Tyranny of the Minority: Our rezoning system isn’t broken, and we’ve supported recent improvements.
Applicants meet with neighbors, compromises are made, concerns are addressed and very few remain so controversial that they result in close votes at Council.
NC’s protest petition process allows a mere 5% of owners within 100’ to trigger a requirement for a 75% vote of the full council (not “those present”) to pass the rezoning. In Greensboro that’s 7, so essentially just 3 Council members have veto power over rezoning decisions. It is patently absurd that a mere 5% of neighbors can so severely curtail someone else’s property rights. You can change the US Constitution with less than that!
Impact on the Economy: The protest petition's purpose is to make it harder to rezone property. In this recession the last thing Greensboro needs is to signal that we don’t want development and job growth.
Council tries hard to balance business friendliness with neighborhood stability. The Protest Petition doesn’t. It’s just one more blow to an already reeling industry that has the very difficult job of building the local tax base.
Fairness: But even more troubling is that Protest Petitions are just plain un-democratic.
Proponents say it “levels” the playing field with a big stick against developers. What it really does is stand democracy on its head by giving one property owner – a rezoning opponent – an unfair advantage over another property owner – one who wants to rezone his or her property.
It assumes the arguments of one property owner are always compelling and deserve advantage, while the arguments of the other property owner are always suspect and should be hobbled.
Consider the reverse: If the owners of 5% of the land next to a rezoning sign a Support Petition then it takes 75% of City Council to REJECT it. Ridiculous? Of course. It is tyranny of the minority.
It is actually easier to change the US Constitution than to get a rezoning approved under a Protest Petition.
Everybody else has it?: Proponents argue that “everybody else does it.” But none of the 100 NC counties has it (legally).
IF we’re governing by the lemming model, then we have to get rid of anything else that is unique, like RUCO and the Citizen Initiative Petition (which some remember is why we got the Protest Petition exemption in 1971). More important, history is full of things that “everybody” used to do, until we grew to understand that it wasn’t fair and equal treatment for all.

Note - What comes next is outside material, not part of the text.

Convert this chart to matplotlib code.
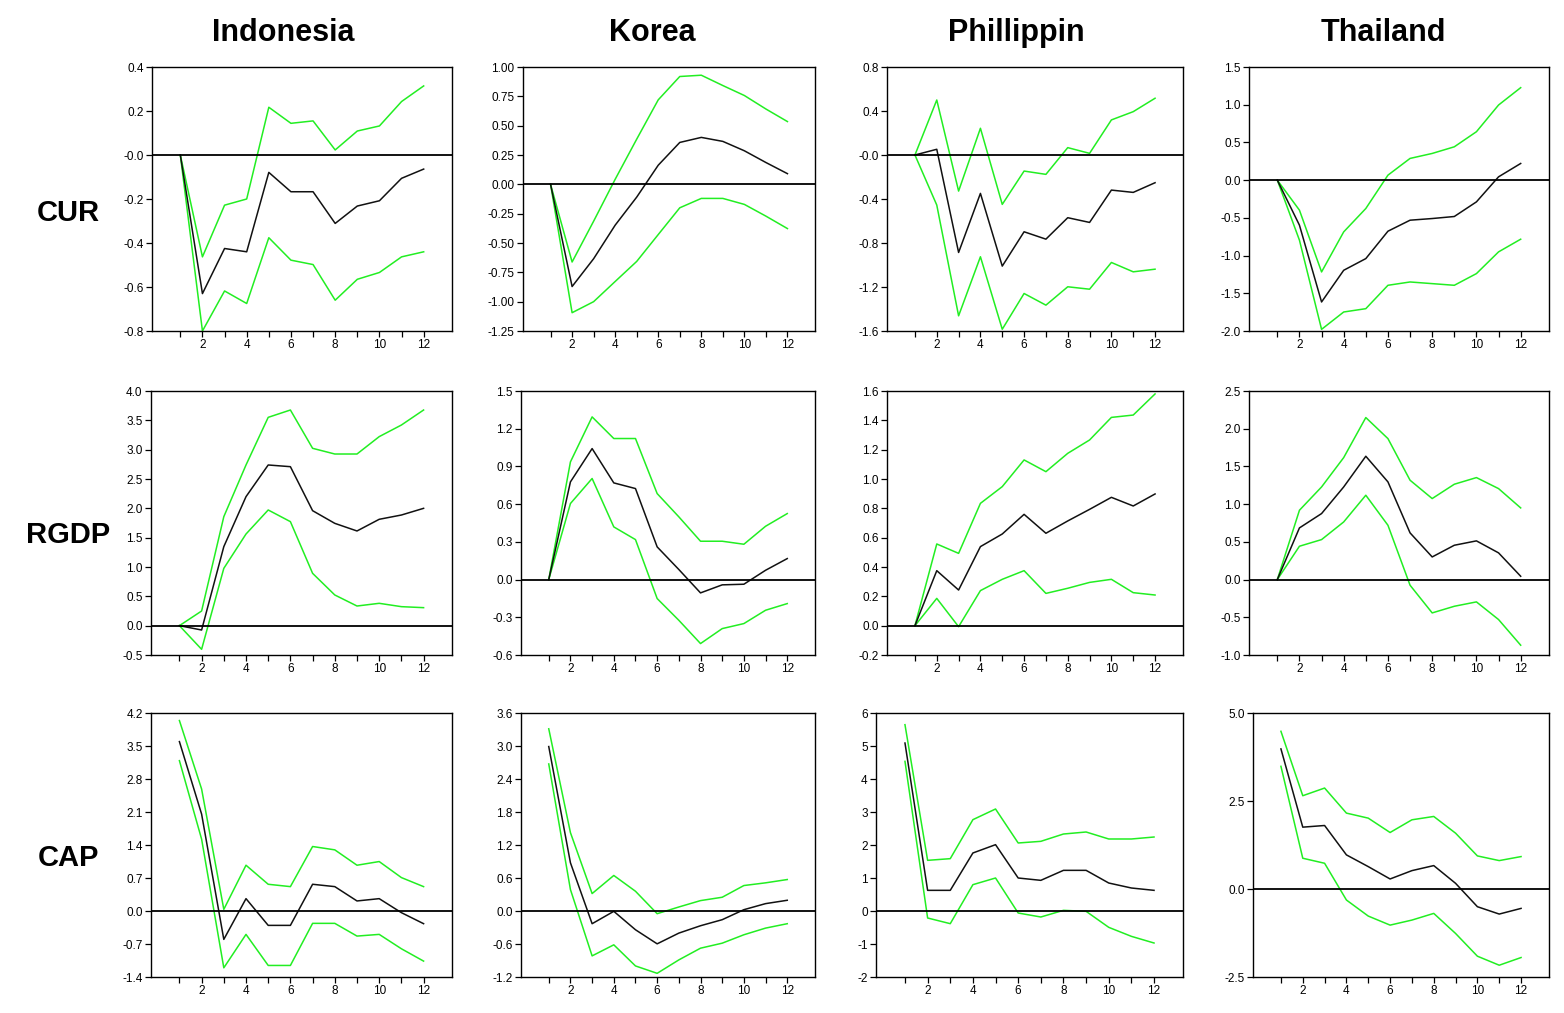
import matplotlib
matplotlib.use("Agg")
import matplotlib.pyplot as plt

plt.rcParams['font.family'] = ['Liberation Sans', 'DejaVu Sans']

countries = ["Indonesia", "Korea", "Phillippin", "Thailand"]
variables = ["CUR", "RGDP", "CAP"]
periods = list(range(1, 13))

# Impulse responses (point estimate, upper band, lower band)
# CUR
indo_cur = [0, -0.63, -0.425, -0.44, -0.079, -0.167, -0.167, -0.311, -0.232, -0.208, -0.106, -0.064]
indo_cur_hi = [0, -0.463, -0.228, -0.20, 0.217, 0.144, 0.155, 0.023, 0.109, 0.132, 0.243, 0.314]
indo_cur_lo = [0, -0.80, -0.618, -0.675, -0.376, -0.478, -0.498, -0.66, -0.565, -0.534, -0.463, -0.44]

korea_cur = [0, -0.871, -0.634, -0.348, -0.109, 0.163, 0.357, 0.40, 0.366, 0.286, 0.186, 0.091]
korea_cur_hi = [0, -0.662, -0.314, 0.043, 0.385, 0.72, 0.919, 0.93, 0.842, 0.757, 0.642, 0.535]
korea_cur_lo = [0, -1.094, -1.0, -0.828, -0.657, -0.428, -0.20, -0.12, -0.12, -0.171, -0.271, -0.377]

phil_cur = [0, 0.052, -0.886, -0.349, -1.01, -0.698, -0.765, -0.57, -0.613, -0.319, -0.34, -0.252]
phil_cur_hi = [0, 0.50, -0.328, 0.243, -0.449, -0.146, -0.176, 0.067, 0.015, 0.319, 0.394, 0.516]
phil_cur_lo = [0, -0.455, -1.462, -0.925, -1.584, -1.259, -1.365, -1.198, -1.22, -0.977, -1.062, -1.038]

thai_cur = [0, -0.597, -1.615, -1.195, -1.04, -0.677, -0.531, -0.509, -0.482, -0.288, 0.044, 0.221]
thai_cur_hi = [0, -0.398, -1.217, -0.686, -0.376, 0.066, 0.288, 0.354, 0.442, 0.642, 0.996, 1.226]
thai_cur_lo = [0, -0.796, -1.978, -1.748, -1.704, -1.394, -1.35, -1.372, -1.394, -1.239, -0.951, -0.783]

# RGDP
indo_rgdp = [0, -0.074, 1.347, 2.199, 2.739, 2.71, 1.96, 1.744, 1.614, 1.813, 1.886, 2.0]
indo_rgdp_hi = [0, 0.25, 1.858, 2.739, 3.551, 3.676, 3.023, 2.926, 2.926, 3.222, 3.42, 3.676]
indo_rgdp_lo = [0, -0.403, 0.977, 1.562, 1.972, 1.773, 0.892, 0.523, 0.335, 0.381, 0.324, 0.307]

korea_rgdp = [0, 0.777, 1.042, 0.769, 0.724, 0.26, 0.08, -0.106, -0.042, -0.037, 0.074, 0.167]
korea_rgdp_hi = [0, 0.936, 1.294, 1.122, 1.122, 0.684, 0.499, 0.305, 0.305, 0.281, 0.424, 0.525]
korea_rgdp_lo = [0, 0.605, 0.804, 0.419, 0.318, -0.151, -0.324, -0.509, -0.39, -0.35, -0.244, -0.191]

phil_rgdp = [0, 0.375, 0.243, 0.539, 0.625, 0.759, 0.63, 0.714, 0.793, 0.875, 0.816, 0.898]
phil_rgdp_hi = [0, 0.557, 0.493, 0.834, 0.948, 1.13, 1.05, 1.175, 1.266, 1.42, 1.436, 1.58]
phil_rgdp_lo = [0, 0.186, -0.007, 0.239, 0.316, 0.375, 0.22, 0.255, 0.295, 0.316, 0.225, 0.209]

thai_rgdp = [0, 0.685, 0.875, 1.228, 1.635, 1.295, 0.619, 0.30, 0.455, 0.513, 0.354, 0.044]
thai_rgdp_hi = [0, 0.919, 1.228, 1.617, 2.148, 1.869, 1.317, 1.074, 1.264, 1.352, 1.206, 0.95]
thai_rgdp_lo = [0, 0.442, 0.53, 0.764, 1.118, 0.72, -0.075, -0.442, -0.354, -0.296, -0.53, -0.87]

# CAP
indo_cap = [3.593, 2.055, -0.602, 0.262, -0.305, -0.305, 0.567, 0.517, 0.213, 0.262, -0.035, -0.269]
indo_cap_hi = [4.04, 2.587, 0.035, 0.971, 0.567, 0.517, 1.368, 1.297, 0.971, 1.049, 0.709, 0.517]
indo_cap_lo = [3.189, 1.524, -1.205, -0.496, -1.155, -1.155, -0.262, -0.262, -0.532, -0.496, -0.801, -1.063]

korea_cap = [2.99, 0.877, -0.231, -0.006, -0.341, -0.597, -0.402, -0.268, -0.158, 0.024, 0.134, 0.195]
korea_cap_hi = [3.313, 1.425, 0.317, 0.646, 0.359, -0.049, 0.073, 0.189, 0.25, 0.463, 0.512, 0.572]
korea_cap_lo = [2.674, 0.39, -0.816, -0.615, -0.999, -1.133, -0.889, -0.676, -0.585, -0.432, -0.311, -0.231]

phil_cap = [5.09, 0.626, 0.626, 1.758, 2.01, 1.0, 0.929, 1.232, 1.232, 0.848, 0.697, 0.626]
phil_cap_hi = [5.646, 1.535, 1.586, 2.768, 3.091, 2.061, 2.111, 2.333, 2.394, 2.182, 2.182, 2.242]
phil_cap_lo = [4.535, -0.212, -0.384, 0.798, 1.0, -0.061, -0.182, 0.02, -0.01, -0.495, -0.768, -0.97]

thai_cap = [3.98, 1.757, 1.804, 0.969, 0.636, 0.285, 0.522, 0.665, 0.161, -0.503, -0.712, -0.551]
thai_cap_hi = [4.48, 2.65, 2.868, 2.156, 2.013, 1.605, 1.966, 2.061, 1.586, 0.94, 0.807, 0.921]
thai_cap_lo = [3.485, 0.874, 0.731, -0.313, -0.769, -1.026, -0.883, -0.693, -1.263, -1.909, -2.165, -1.947]

# Y-axis tick values and labels for each panel (row-major)
yticks = [
    [0.4, 0.2, 0.0, -0.2, -0.4, -0.6, -0.8],
    [1.0, 0.75, 0.5, 0.25, 0.0, -0.25, -0.5, -0.75, -1.0, -1.25],
    [0.8, 0.4, 0.0, -0.4, -0.8, -1.2, -1.6],
    [1.5, 1.0, 0.5, 0.0, -0.5, -1.0, -1.5, -2.0],
    [4.0, 3.5, 3.0, 2.5, 2.0, 1.5, 1.0, 0.5, 0.0, -0.5],
    [1.5, 1.2, 0.9, 0.6, 0.3, 0.0, -0.3, -0.6],
    [1.6, 1.4, 1.2, 1.0, 0.8, 0.6, 0.4, 0.2, 0.0, -0.2],
    [2.5, 2.0, 1.5, 1.0, 0.5, 0.0, -0.5, -1.0],
    [4.2, 3.5, 2.8, 2.1, 1.4, 0.7, 0.0, -0.7, -1.4],
    [3.6, 3.0, 2.4, 1.8, 1.2, 0.6, 0.0, -0.6, -1.2],
    [6, 5, 4, 3, 2, 1, 0, -1, -2],
    [5.0, 2.5, 0.0, -2.5],
]
ylabels = [
    ["0.4", "0.2", "-0.0", "-0.2", "-0.4", "-0.6", "-0.8"],
    ["1.00", "0.75", "0.50", "0.25", "0.00", "-0.25", "-0.50", "-0.75", "-1.00", "-1.25"],
    ["0.8", "0.4", "-0.0", "-0.4", "-0.8", "-1.2", "-1.6"],
    ["1.5", "1.0", "0.5", "0.0", "-0.5", "-1.0", "-1.5", "-2.0"],
    ["4.0", "3.5", "3.0", "2.5", "2.0", "1.5", "1.0", "0.5", "0.0", "-0.5"],
    ["1.5", "1.2", "0.9", "0.6", "0.3", "0.0", "-0.3", "-0.6"],
    ["1.6", "1.4", "1.2", "1.0", "0.8", "0.6", "0.4", "0.2", "0.0", "-0.2"],
    ["2.5", "2.0", "1.5", "1.0", "0.5", "0.0", "-0.5", "-1.0"],
    ["4.2", "3.5", "2.8", "2.1", "1.4", "0.7", "0.0", "-0.7", "-1.4"],
    ["3.6", "3.0", "2.4", "1.8", "1.2", "0.6", "0.0", "-0.6", "-1.2"],
    ["6", "5", "4", "3", "2", "1", "0", "-1", "-2"],
    ["5.0", "2.5", "0.0", "-2.5"],
]

series = [
    (indo_cur, indo_cur_hi, indo_cur_lo), (korea_cur, korea_cur_hi, korea_cur_lo),
    (phil_cur, phil_cur_hi, phil_cur_lo), (thai_cur, thai_cur_hi, thai_cur_lo),
    (indo_rgdp, indo_rgdp_hi, indo_rgdp_lo), (korea_rgdp, korea_rgdp_hi, korea_rgdp_lo),
    (phil_rgdp, phil_rgdp_hi, phil_rgdp_lo), (thai_rgdp, thai_rgdp_hi, thai_rgdp_lo),
    (indo_cap, indo_cap_hi, indo_cap_lo), (korea_cap, korea_cap_hi, korea_cap_lo),
    (phil_cap, phil_cap_hi, phil_cap_lo), (thai_cap, thai_cap_hi, thai_cap_lo),
]

W, H = 1564, 1013
fig = plt.figure(figsize=(W / 100, H / 100), dpi=100)
fig.patch.set_facecolor("white")

# panel frames in pixels: left edges per panel, right edges per column, top/bottom per row
lefts = [152, 523, 887, 1249,
         151, 521, 887, 1249,
         151, 521, 876, 1253]
rights = [452, 815, 1183, 1549]
tops = [67, 391, 713]
bottoms = [331, 655, 977]

GREEN = "#22ee22"

for i, (mid, hi, lo) in enumerate(series):
    r, c = divmod(i, 4)
    l, rt = lefts[i], rights[c]
    t, b = tops[r], bottoms[r]
    ax = fig.add_axes([l / W, 1 - b / H, (rt - l) / W, (b - t) / H])
    ax.plot(periods, hi, color=GREEN, lw=1.1)
    ax.plot(periods, lo, color=GREEN, lw=1.1)
    ax.plot(periods, mid, color="#111111", lw=1.1)
    ax.axhline(0, color="black", lw=1.3)
    ax.set_xlim(1 - 1.28, 12 + 1.28)
    ax.set_ylim(min(yticks[i]), max(yticks[i]))
    ax.set_yticks(yticks[i])
    ax.set_yticklabels(ylabels[i])
    ax.set_xticks(periods)
    ax.set_xticklabels([str(p) if p % 2 == 0 else "" for p in periods])
    ax.tick_params(direction="out", length=4, width=0.9, labelsize=8.5, pad=2,
                   colors="black")
    for s in ax.spines.values():
        s.set_linewidth(1.0)

title_x = [283, 652, 1016, 1383]
for name, x in zip(countries, title_x):
    fig.text(x / W, 1 - 33 / H, name, ha="center", va="center",
             fontsize=22, fontweight="bold")

label_y = [213, 535, 858]
for name, y in zip(variables, label_y):
    fig.text(68 / W, 1 - y / H, name, ha="center", va="center",
             fontsize=21, fontweight="bold")

fig.savefig("out.png", dpi=100)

Our zoning process isn’t broken: Developers meet with neighbors (or suffer the consequences), compromises are made, some applications are withdrawn, some are denied. It is a very rare case that remains so legitimately controversial that there is a close vote at Council.

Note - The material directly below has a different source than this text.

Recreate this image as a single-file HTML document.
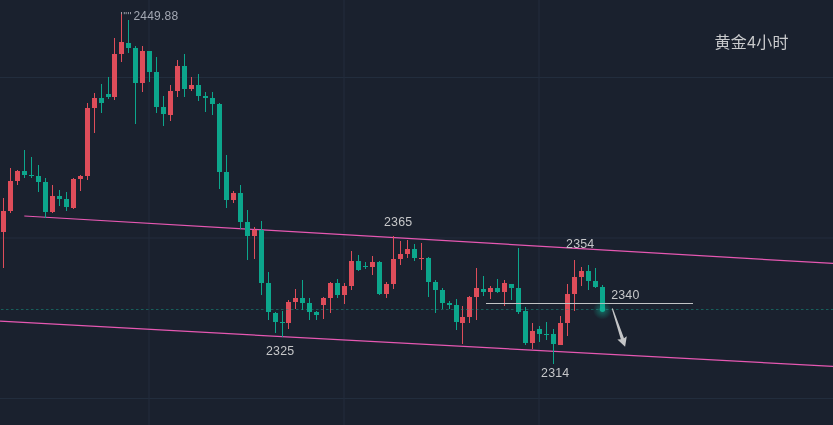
<!DOCTYPE html>
<html lang="zh"><head><meta charset="utf-8"><title>黄金4小时</title>
<style>
html,body{margin:0;padding:0;background:#1a212e;}
body{width:833px;height:425px;overflow:hidden;position:relative;font-family:"Liberation Sans","Noto Sans CJK SC",sans-serif;}
svg{position:absolute;left:0;top:0;display:block}
.lbl{position:absolute;font-size:12.4px;letter-spacing:0.2px;line-height:12px;color:#c6c7c9;white-space:nowrap}
.hi{color:#a3a8b3;font-size:12px;letter-spacing:0.2px}
.title{position:absolute;left:714.4px;top:32.5px;font-size:16px;letter-spacing:0.3px;line-height:20px;color:#c9cacc;white-space:nowrap;font-family:"Liberation Sans","Noto Sans CJK SC",sans-serif}
</style></head><body>
<svg width="833" height="425" viewBox="0 0 833 425">
<defs><radialGradient id="glow"><stop offset="0" stop-color="#12b89b" stop-opacity="0.55"/><stop offset="0.4" stop-color="#12b89b" stop-opacity="0.3"/><stop offset="1" stop-color="#12b89b" stop-opacity="0"/></radialGradient></defs>
<g stroke="#222d3d" stroke-width="1">
<line x1="0" y1="77.5" x2="833" y2="77.5"/><line x1="0" y1="238" x2="833" y2="238"/><line x1="0" y1="398.5" x2="833" y2="398.5"/>
<line x1="149" y1="0" x2="149" y2="425"/><line x1="344" y1="0" x2="344" y2="425"/><line x1="539" y1="0" x2="539" y2="425"/>
</g>
<line x1="24.3" y1="216" x2="833" y2="263.45" stroke="#e658b2" stroke-width="1.25"/>
<line x1="0" y1="321.2" x2="833" y2="366.5" stroke="#e658b2" stroke-width="1.25"/>
<g shape-rendering="crispEdges">
<g fill="#0ca68c"><rect x="24" y="150" width="1" height="28"/><rect x="22" y="171" width="5" height="4"/><rect x="31" y="157" width="1" height="21"/><rect x="29" y="175" width="5" height="1"/><rect x="38" y="165" width="1" height="27"/><rect x="36" y="176" width="5" height="6"/><rect x="45" y="178" width="1" height="40"/><rect x="43" y="182" width="5" height="30"/><rect x="59" y="190" width="1" height="16"/><rect x="57" y="196" width="5" height="3"/><rect x="66" y="192" width="1" height="19"/><rect x="64" y="199" width="5" height="8"/><rect x="101" y="84" width="1" height="29"/><rect x="99" y="98" width="5" height="5"/><rect x="108" y="77" width="1" height="22"/><rect x="106" y="94" width="5" height="3"/><rect x="128" y="20" width="1" height="33"/><rect x="126" y="43" width="5" height="5"/><rect x="135" y="46" width="1" height="78"/><rect x="133" y="48" width="5" height="35"/><rect x="149" y="51" width="1" height="31"/><rect x="147" y="51" width="5" height="21"/><rect x="156" y="57" width="1" height="56"/><rect x="154" y="72" width="5" height="35"/><rect x="163" y="96" width="1" height="30"/><rect x="161" y="107" width="5" height="7"/><rect x="184" y="54" width="1" height="43"/><rect x="182" y="66" width="5" height="23"/><rect x="198" y="74" width="1" height="27"/><rect x="196" y="85" width="5" height="11"/><rect x="205" y="92" width="1" height="20"/><rect x="203" y="96" width="5" height="2"/><rect x="212" y="92" width="1" height="23"/><rect x="210" y="98" width="5" height="6"/><rect x="219" y="103" width="1" height="86"/><rect x="217" y="104" width="5" height="68"/><rect x="226" y="155" width="1" height="53"/><rect x="224" y="172" width="5" height="28"/><rect x="240" y="185" width="1" height="44"/><rect x="238" y="193" width="5" height="29"/><rect x="247" y="210" width="1" height="50"/><rect x="245" y="222" width="5" height="14"/><rect x="261" y="221" width="1" height="74"/><rect x="259" y="230" width="5" height="53"/><rect x="268" y="272" width="1" height="48"/><rect x="266" y="283" width="5" height="29"/><rect x="275" y="312" width="1" height="21"/><rect x="273" y="313" width="5" height="9"/><rect x="282" y="311" width="1" height="26"/><rect x="280" y="322" width="5" height="1"/><rect x="302" y="280" width="1" height="30"/><rect x="300" y="298" width="5" height="5"/><rect x="309" y="298" width="1" height="22"/><rect x="307" y="303" width="5" height="9"/><rect x="316" y="311" width="1" height="9"/><rect x="314" y="312" width="5" height="3"/><rect x="337" y="279" width="1" height="19"/><rect x="335" y="283" width="5" height="12"/><rect x="358" y="255" width="1" height="16"/><rect x="356" y="261" width="5" height="9"/><rect x="365" y="262" width="1" height="7"/><rect x="363" y="266" width="5" height="1"/><rect x="379" y="261" width="1" height="34"/><rect x="377" y="262" width="5" height="32"/><rect x="414" y="244" width="1" height="17"/><rect x="412" y="249" width="5" height="9"/><rect x="428" y="257" width="1" height="40"/><rect x="426" y="258" width="5" height="24"/><rect x="435" y="280" width="1" height="33"/><rect x="433" y="282" width="5" height="8"/><rect x="442" y="288" width="1" height="21"/><rect x="440" y="290" width="5" height="13"/><rect x="449" y="301" width="1" height="8"/><rect x="447" y="303" width="5" height="2"/><rect x="456" y="299" width="1" height="31"/><rect x="454" y="305" width="5" height="17"/><rect x="483" y="276" width="1" height="20"/><rect x="481" y="289" width="5" height="3"/><rect x="497" y="279" width="1" height="14"/><rect x="495" y="288" width="5" height="4"/><rect x="511" y="284" width="1" height="16"/><rect x="509" y="284" width="5" height="4"/><rect x="518" y="248" width="1" height="66"/><rect x="516" y="288" width="5" height="24"/><rect x="525" y="307" width="1" height="38"/><rect x="523" y="311" width="5" height="32"/><rect x="539" y="326" width="1" height="16"/><rect x="537" y="329" width="5" height="5"/><rect x="546" y="322" width="1" height="18"/><rect x="544" y="334" width="5" height="1"/><rect x="553" y="329" width="1" height="35"/><rect x="551" y="334" width="5" height="10"/><rect x="588" y="265" width="1" height="25"/><rect x="586" y="271" width="5" height="10"/><rect x="595" y="268" width="1" height="20"/><rect x="593" y="281" width="5" height="6"/><rect x="602" y="285" width="1" height="25"/><rect x="600" y="287" width="5" height="23"/></g>
<g fill="#de4d5a"><rect x="3" y="198" width="1" height="70"/><rect x="1" y="211" width="5" height="21"/><rect x="10" y="168" width="1" height="45"/><rect x="8" y="181" width="5" height="30"/><rect x="17" y="170" width="1" height="15"/><rect x="15" y="171" width="5" height="10"/><rect x="52" y="185" width="1" height="28"/><rect x="50" y="196" width="5" height="16"/><rect x="73" y="178" width="1" height="31"/><rect x="71" y="179" width="5" height="29"/><rect x="80" y="175" width="1" height="16"/><rect x="78" y="176" width="5" height="3"/><rect x="87" y="103" width="1" height="77"/><rect x="85" y="108" width="5" height="68"/><rect x="94" y="93" width="1" height="40"/><rect x="92" y="98" width="5" height="10"/><rect x="114" y="38" width="1" height="62"/><rect x="112" y="54" width="5" height="43"/><rect x="121" y="12" width="1" height="50"/><rect x="119" y="42" width="5" height="12"/><rect x="142" y="46" width="1" height="46"/><rect x="140" y="51" width="5" height="32"/><rect x="170" y="85" width="1" height="36"/><rect x="168" y="91" width="5" height="24"/><rect x="177" y="60" width="1" height="37"/><rect x="175" y="66" width="5" height="25"/><rect x="191" y="77" width="1" height="14"/><rect x="189" y="85" width="5" height="4"/><rect x="233" y="191" width="1" height="12"/><rect x="231" y="193" width="5" height="7"/><rect x="254" y="227" width="1" height="32"/><rect x="252" y="230" width="5" height="6"/><rect x="288" y="300" width="1" height="29"/><rect x="286" y="302" width="5" height="21"/><rect x="295" y="289" width="1" height="20"/><rect x="293" y="298" width="5" height="4"/><rect x="323" y="297" width="1" height="22"/><rect x="321" y="298" width="5" height="7"/><rect x="330" y="282" width="1" height="31"/><rect x="328" y="283" width="5" height="15"/><rect x="344" y="283" width="1" height="21"/><rect x="342" y="286" width="5" height="9"/><rect x="351" y="251" width="1" height="39"/><rect x="349" y="261" width="5" height="25"/><rect x="372" y="256" width="1" height="19"/><rect x="370" y="262" width="5" height="5"/><rect x="386" y="282" width="1" height="16"/><rect x="384" y="284" width="5" height="10"/><rect x="393" y="236" width="1" height="53"/><rect x="391" y="259" width="5" height="25"/><rect x="400" y="241" width="1" height="24"/><rect x="398" y="254" width="5" height="5"/><rect x="407" y="240" width="1" height="18"/><rect x="405" y="249" width="5" height="5"/><rect x="421" y="243" width="1" height="27"/><rect x="419" y="258" width="5" height="1"/><rect x="462" y="306" width="1" height="38"/><rect x="460" y="317" width="5" height="6"/><rect x="469" y="296" width="1" height="27"/><rect x="467" y="297" width="5" height="20"/><rect x="476" y="268" width="1" height="52"/><rect x="474" y="288" width="5" height="9"/><rect x="490" y="286" width="1" height="13"/><rect x="488" y="288" width="5" height="4"/><rect x="504" y="280" width="1" height="26"/><rect x="502" y="283" width="5" height="9"/><rect x="532" y="323" width="1" height="26"/><rect x="530" y="331" width="5" height="12"/><rect x="560" y="316" width="1" height="29"/><rect x="558" y="323" width="5" height="22"/><rect x="567" y="284" width="1" height="52"/><rect x="565" y="294" width="5" height="29"/><rect x="574" y="260" width="1" height="51"/><rect x="572" y="277" width="5" height="17"/><rect x="581" y="267" width="1" height="19"/><rect x="579" y="271" width="5" height="6"/></g>
</g>
<line x1="0" y1="309.5" x2="833" y2="309.5" stroke="#14a08a" stroke-opacity="0.5" stroke-width="1" stroke-dasharray="2.5 2.5" stroke-dashoffset="-1"/>
<g fill="#a4a8b3"><rect x="121.1" y="12" width="0.9" height="2.2"/><rect x="123.8" y="12" width="0.9" height="2.2"/><rect x="125.7" y="12" width="0.9" height="2.2"/><rect x="127.9" y="12" width="0.9" height="2.2"/><rect x="130.1" y="12" width="0.9" height="2.2"/></g>
<rect x="486" y="303" width="207" height="1" fill="#c2c3c5" shape-rendering="crispEdges"/>
<circle cx="602.4" cy="310" r="9.5" fill="url(#glow)"/>
<circle cx="602.5" cy="309.3" r="2.7" fill="#12b096"/>
<path d="M611.8 308.7 L612.8 308.3 L624.0 338.3 L626.8 336.3 L625.1 346.7 L617.4 339.5 L620.8 339.3 Z" fill="#c4c5c7"/>
</svg>
<div class="lbl hi" style="left:133.5px;top:10px">2449.88</div>
<div class="lbl" style="left:384px;top:216px">2365</div>
<div class="lbl" style="left:266px;top:345px">2325</div>
<div class="lbl" style="left:566.1px;top:238px">2354</div>
<div class="lbl" style="left:611.2px;top:289px">2340</div>
<div class="lbl" style="left:541.1px;top:367px">2314</div>
<div class="title">黄金4小时</div>
</body></html>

TREBIC supports the current strict rules for public notice and supported Greensboro’s recent change to earlier and more widespread notification rules and website posting of rezoning information.
Most developers voluntarily meet with neighbors. Greensboro’s draft land development ordinance officially encourages this and so does TREBIC.
Rezonings already require a 2/3 vote to pass (6 of 9 votes), or else a second reading at the next meeting, giving opponents 2 to 3 extra weeks to lobby the issue further.
Greensboro’s Conditional Use Rezonings are legislative rather than quasi-judicial, to allow neighbors more effective involvement in the process, and TREBIC supports this.
Good Planning: Large master-planned projects have long been considered good planning because of they can do more environmental protection, serve more segments of society and meet more community needs. But neither Adams Farm nor Lake Jeanette, 2 Greensboro gems, would have been built with a Protest Petition. These days, smarter growth management plans like Greensboro’s promote infill, higher densities and mixed uses.
Our revamped Land Development Ordinance (set to be adopted in 2009) seeks to implement these concepts while minimizing impacts on existing neighborhoods. In the interim, Conditional zoning is used to mitigate site specific issues. But NIMBYism is a real barrier to good planning and protest petitions make it even harder.
Smarter growth management plans like Greensboro’s promote infill, higher densities and mixed uses. But neighborhood opposition is a very real barrier to these planning concepts and protest petitions make it even harder.
Why not?: Proponents say that since only 4 cases statewide in 2006 were affected by Protest Petitions, they have had no great impact on development in other cities and they must be OK. We say if they have had no great impact, what is the compelling reason to pass such an unfair ordinance in the first place?
We’ll never know how many projects died because of the threat of a petition. Or the extra cost of conditions that may not have been truly justifiable.
Protest petitions were “born” nearly a century ago because getting information was difficult, but now we’re in the “information age. Frankly, the protest petition is antiquated and should be repealed statewide.